Just as there are three periods in the history of Athens, so there are three great tragic poets—Aeschylus, Sophocles, Euripides—who correspond to them. Thus, the first participated in and was inspired by the first period, which extends from the glorious victories through to the consolidation of the democratic state; the second walked in step with Pericles and the glorious achievements of his time. And the third? Euripides? He bore witness to, and engaged with, an era that saw every value rendered relative. If you like, he was the tragic partner of the Sophist revolution.

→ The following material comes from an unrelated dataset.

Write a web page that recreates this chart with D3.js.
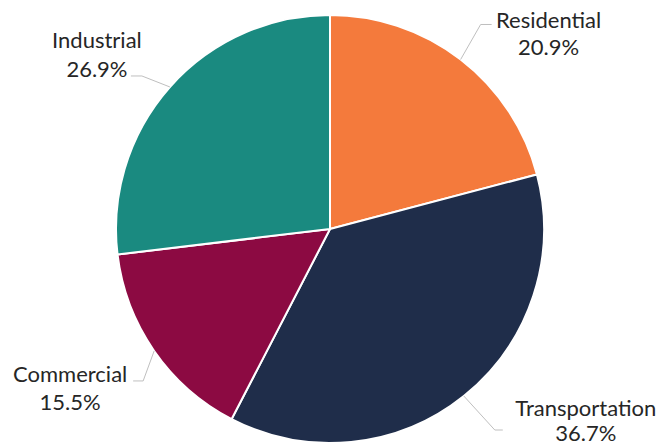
<!DOCTYPE html>
<html>
<head>
<meta charset="utf-8">
<script src="https://cdn.jsdelivr.net/npm/d3@7"></script>
<style>
  html, body { margin: 0; padding: 0; background: #fff; }
  svg { display: block; }
</style>
</head>
<body>
<svg id="chart" width="671" height="446"></svg>
<script>
// sectors, clockwise from 12 o'clock
const sectors = ['Residential', 'Transportation', 'Commercial', 'Industrial'];
const shares = [20.9, 36.7, 15.5, 26.9];
const sectorColors = ['#f47a3c', '#1f2d4a', '#8c0a42', '#1a8a80'];

const width = 671, height = 446;
const cx = 330, cy = 229, radius = 214;

// elbow of leader line relative to slice edge point, horizontal tail, text placement
const elbow = [[20, -35], [31, 34], [-11, 30], [-28, -11]];
const tail = [11, 8, -10, -11];
const textAt = [[57, 3, 30], [83, -14, 11], [-63, 1, 29], [-34, -28, 1]];

const svg = d3.select('#chart');
const g = svg.append('g').attr('transform', `translate(${cx},${cy})`);

const data = sectors.map((name, i) => ({name, value: shares[i], i}));

const pie = d3.pie()
  .sort(null)
  .value(d => d.value);

const arc = d3.arc().innerRadius(0).outerRadius(radius);
const edgeArc = d3.arc().innerRadius(radius).outerRadius(radius);

const arcs = pie(data);

g.append('g')
  .selectAll('path')
  .data(arcs)
  .join('path')
  .attr('d', arc)
  .attr('fill', d => sectorColors[d.data.i])
  .attr('stroke', '#fff')
  .attr('stroke-width', 2)
  .attr('stroke-linejoin', 'round');

// leader lines
g.append('g')
  .selectAll('polyline')
  .data(arcs)
  .join('polyline')
  .attr('fill', 'none')
  .attr('stroke', '#bfbfbf')
  .attr('stroke-width', 1)
  .attr('points', d => {
    const i = d.data.i;
    const p = edgeArc.centroid(d);
    const e = [p[0] + elbow[i][0], p[1] + elbow[i][1]];
    const t = [e[0] + tail[i], e[1]];
    return [p, e, t].map(q => q.join(',')).join(' ');
  });

// labels
g.append('g')
  .selectAll('text')
  .data(arcs)
  .join('text')
  .attr('text-anchor', 'middle')
  .style('font-family', 'Lato, "Open Sans", sans-serif')
  .style('font-size', '22px')
  .attr('fill', '#262626')
  .each(function (d) {
    const i = d.data.i;
    const p = edgeArc.centroid(d);
    const x = p[0] + elbow[i][0] + tail[i] + textAt[i][0];
    const y = p[1] + elbow[i][1];
    const t = d3.select(this);
    t.append('tspan').attr('x', x).attr('y', y + textAt[i][1]).text(d.data.name);
    t.append('tspan').attr('x', x).attr('y', y + textAt[i][2]).text(d.data.value.toFixed(1) + '%');
  });
</script>
</body>
</html>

Euripides wrote “Helen”, an anti-tragic tragedy or comic tragedy, if you will, on the eve of the Sicilian debacle. It is no coincidence that just a few years earlier, the Sicilian sophist Gorgias has left the Athenian public speechless with his text “In praise of Helen”. He is the third and most bitter, after Stesichorus and Herodotus, to relate in his own manner how the idea of the Greeks, or rather their union, was born of the 'eidolon' or simulacrum of a woman; that the Greeks were united thanks to “an empty shirt” as one of our contemporary poets writes; to “a Helen”.
"I didn't go to Troy, only my name did", says Helen. All wars need to polish up a pretext if they are to catch alight and blaze. Whether the target is a Troy or a Sicily, the mechanism of invasion always needs “an empty shirt”, “a Helen”—a name rechristened a motive—to get fired up. The results are inevitably comical.
So, Helen. Another one. After the one and only that Homer left us, the Helens of the above poets, historians and orators. And there are still more, later ones, to come, conjured up by Isocrates, Ronsard, Goethe, Offenbach, Giraudoux, Ritsos and others, so many others. Numberless, and then some more.